Exercise prompt: Retype, please, the listing from its opening line through the line that contains "import plotly.graph_objects as go", both included, without the pictures.

[A block of data]
- - - - -
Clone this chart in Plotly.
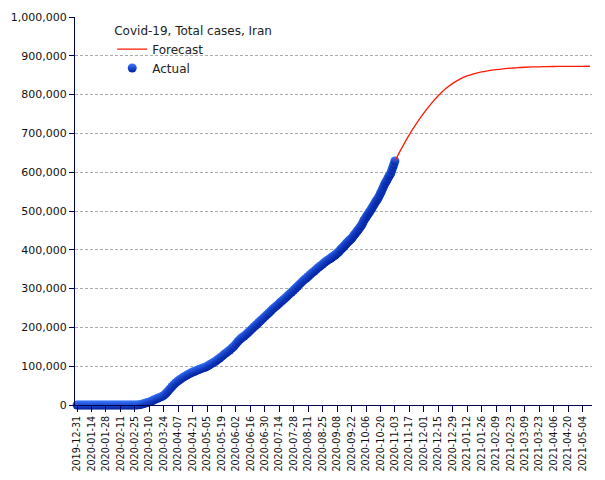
import pandas as pd
import plotly.graph_objects as go

# Actual cumulative cases, every 2 days from 2019-12-31 to 2020-08-31
actual_start = "2019-12-31"
actual_values_2day = [
    0, 0, 0, 0, 0, 0, 0, 0, 0, 0, 0, 0, 0, 0, 0, 0, 0, 0, 0, 0, 0, 0, 0, 0, 0,
    2, 18, 43, 95, 245, 593, 1501, 2922, 4747, 6566, 8042, 10075, 12729, 14991,
    17361, 19644, 21638, 24811, 29406, 35408, 41495, 47593, 53183, 58226, 62589,
    66220, 70029, 73303, 76389, 79494, 82211, 84802, 87026, 89328, 91472, 93657,
    95646, 97424, 99970, 103135, 106220, 109286, 112725, 116635, 120198, 124603,
    129341, 133521, 137724, 141591, 146668, 151466, 157562, 164270, 169425,
    173832, 177938, 182525, 187427, 192439, 197647, 202584, 207525, 212501,
    217724, 222669, 227662, 232863, 237878, 243051, 248379, 252720, 257303,
    262173, 267061, 271606, 276202, 281413, 286523, 291172, 296273, 301530,
    306752, 312035, 317483, 322567, 326712, 331189, 336324, 341070, 345450,
    350279, 354764, 358905, 363363, 367796, 371816, 375212,
]

# Actual cumulative cases, daily from 2020-09-01 to 2020-11-03
daily_start = "2020-09-01"
actual_values_daily = [
    377000, 378752, 380746, 382773, 384666, 386658, 388810, 391112, 393425,
    395488, 399940, 402029, 404648, 407353, 410334, 413149, 416198, 419043,
    422140, 424404, 426500, 429193, 432798, 436319, 439882, 443086, 446448,
    449960, 453637, 457219, 461044, 464596, 470000, 475674, 479825, 483844,
    488236, 492378, 496253, 500075, 504281, 508389, 513219, 517835, 522387,
    526490, 530380, 534631, 539670, 545286, 550757, 556891, 562705, 568896,
    574000, 578000, 583000, 588648, 592800, 596941, 604900, 612772, 620491,
    628780,
]

# Forecast, weekly starting 2020-11-03
forecast_start = "2020-11-03"
forecast_values = [
    629000, 664000, 697000, 726000, 752000, 776000, 797000, 815000, 829000,
    840000, 848000, 854000, 858500, 862000, 864500, 866500, 868000, 869500,
    870500, 871200, 871700, 872100, 872400, 872600, 872800, 872900, 873000,
    873100,
]

title_text = "Covid-19, Total cases, Iran"

actual_dates = list(pd.date_range(actual_start, periods=len(actual_values_2day), freq="2D")) + \
    list(pd.date_range(daily_start, periods=len(actual_values_daily), freq="D"))
actual_values = actual_values_2day + actual_values_daily
forecast_dates = pd.date_range(forecast_start, periods=len(forecast_values), freq="7D")

fig = go.Figure()
fig.add_trace(go.Scatter(
    x=actual_dates, y=actual_values, mode="markers", name="Actual",
    marker=dict(size=9, color="#3a78ff", line=dict(width=0),
                gradient=dict(type="vertical", color="#0020a0")),
    cliponaxis=False, legendrank=2,
))
fig.add_trace(go.Scatter(
    x=forecast_dates, y=forecast_values, mode="lines", name="Forecast",
    line=dict(color="#ff1a00", width=1.3, shape="spline"),
    legendrank=1,
))

axis_color = "#000050"
fig.update_layout(
    width=605, height=480,
    margin=dict(l=75, r=13, t=17, b=75),
    plot_bgcolor="white", paper_bgcolor="white",
    font=dict(family="DejaVu Sans", color="#111"),
    showlegend=True,
    legend=dict(
        title=dict(text=title_text, font=dict(size=12, color="#222")),
        x=0.072, y=0.995, xanchor="left", yanchor="top",
        bgcolor="rgba(0,0,0,0)", font=dict(size=12, color="#222"),
        itemwidth=30, tracegroupgap=0,
    ),
    xaxis=dict(
        type="date", range=["2019-12-29", "2021-05-13"],
        tick0="2019-12-31", dtick=14 * 86400000, tickformat="%Y-%m-%d",
        tickangle=-90, tickfont=dict(size=9.6, color="#111"),
        ticks="outside", ticklen=6, tickcolor=axis_color,
        showline=True, linecolor=axis_color, linewidth=1,
        showgrid=False, zeroline=False, automargin=False,
    ),
    yaxis=dict(
        range=[0, 1000000], dtick=100000, tickformat=",d",
        tickfont=dict(size=11, color="#111"),
        ticks="outside", ticklen=5, tickcolor=axis_color,
        showline=True, linecolor=axis_color, linewidth=1,
        showgrid=True, gridcolor="#aaaaaa", griddash="3px,2px", gridwidth=1,
        zeroline=False, automargin=False,
    ),
)

fig.write_html(
    "out.html",
    config={"displayModeBar": False},
    post_script="document.body.style.margin='0';document.body.style.overflow='hidden';",
)
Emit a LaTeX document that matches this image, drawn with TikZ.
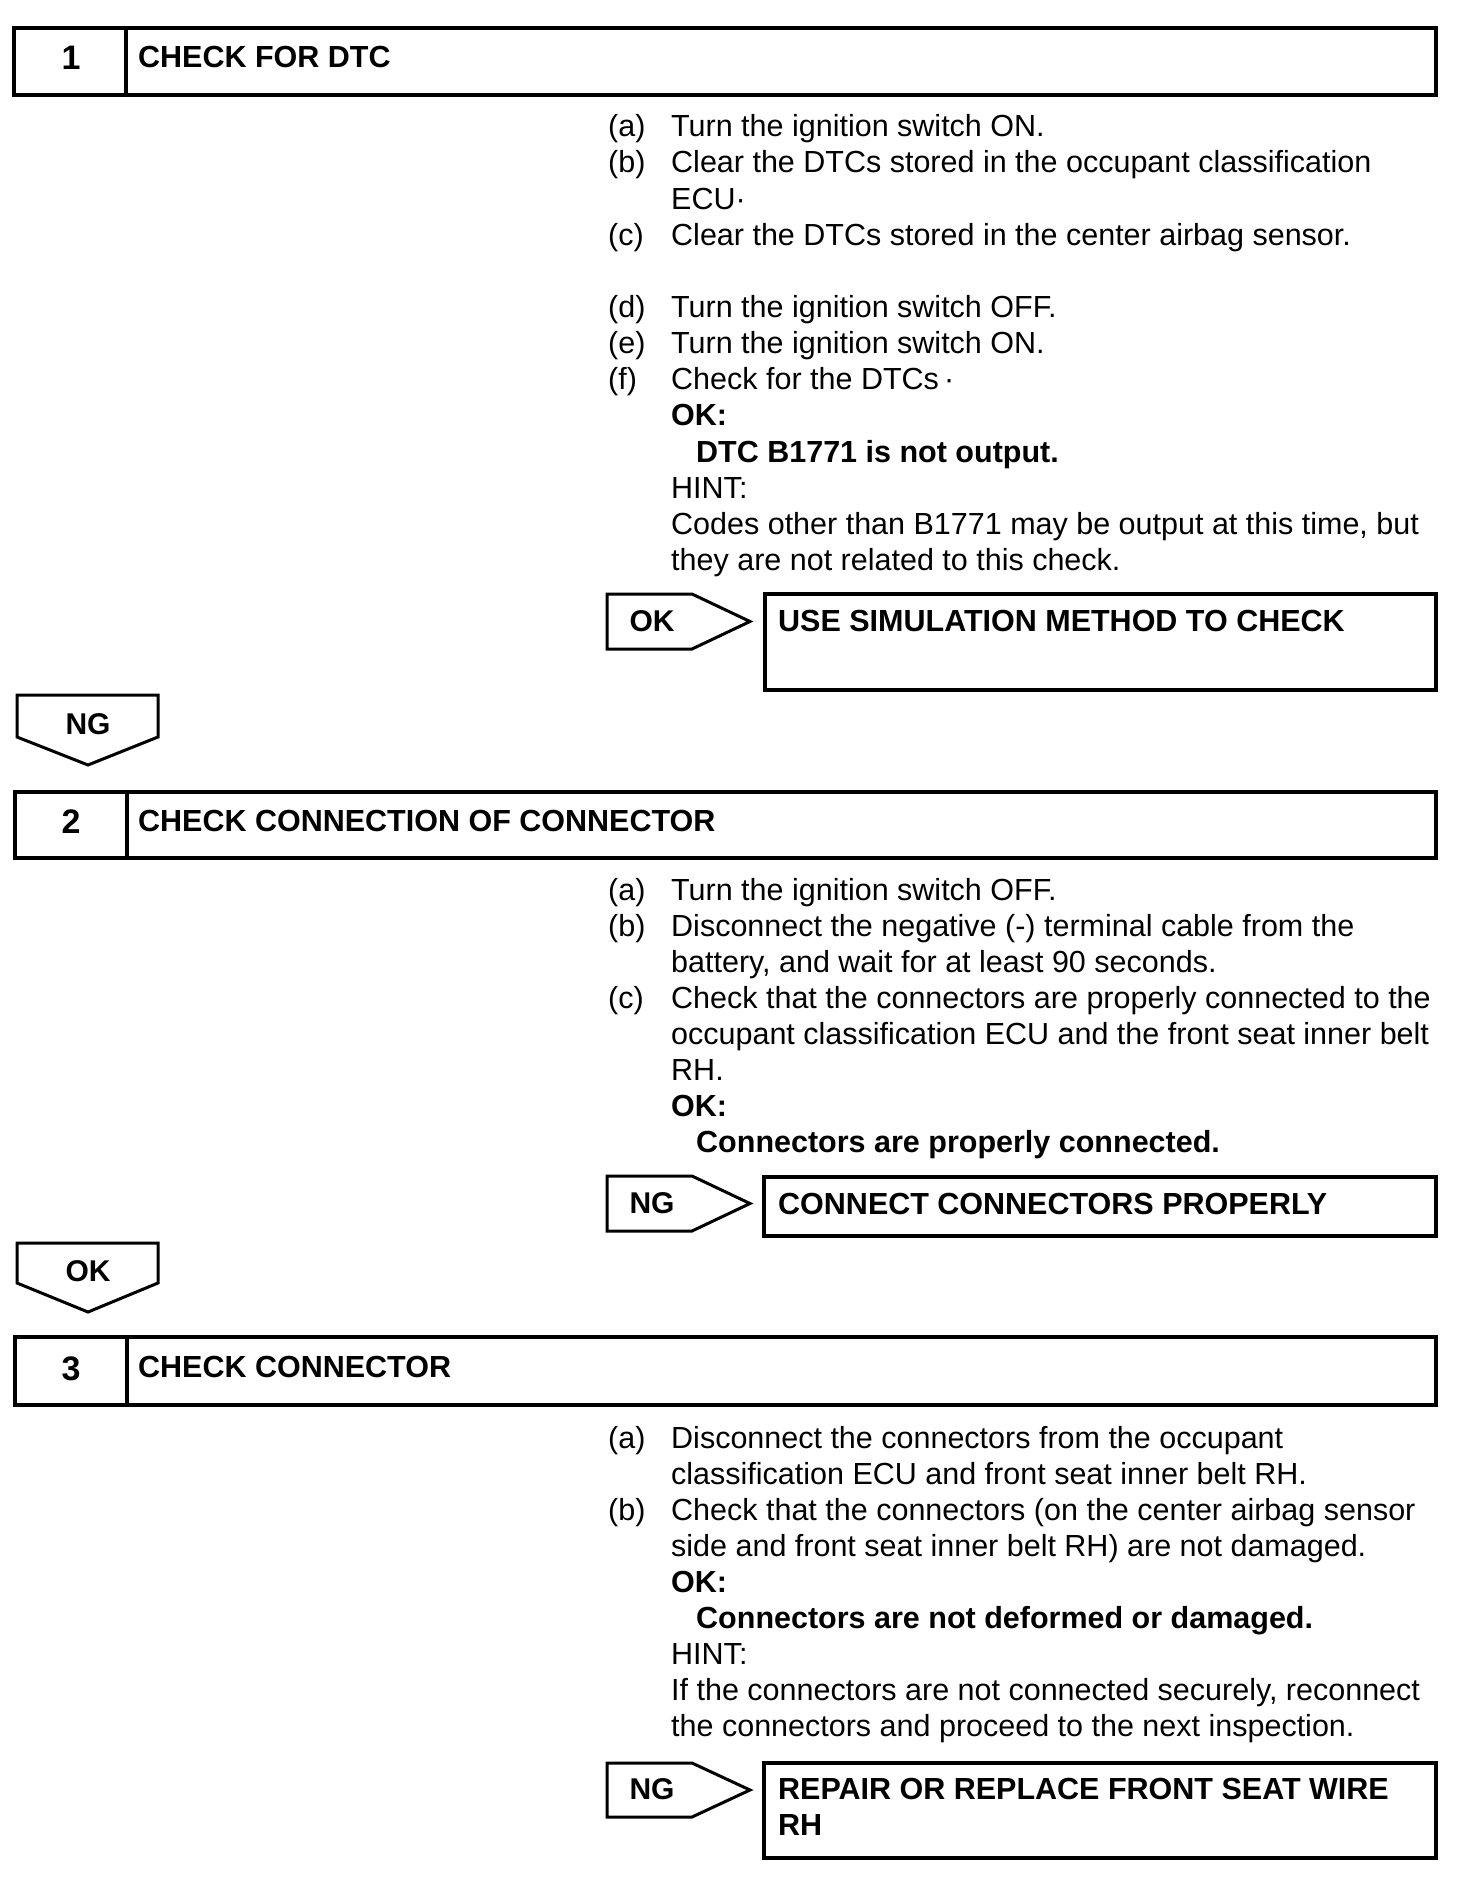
- - - - -
Reply:
Clone this chart in Plotly.
import pandas as pd
import plotly.graph_objects as go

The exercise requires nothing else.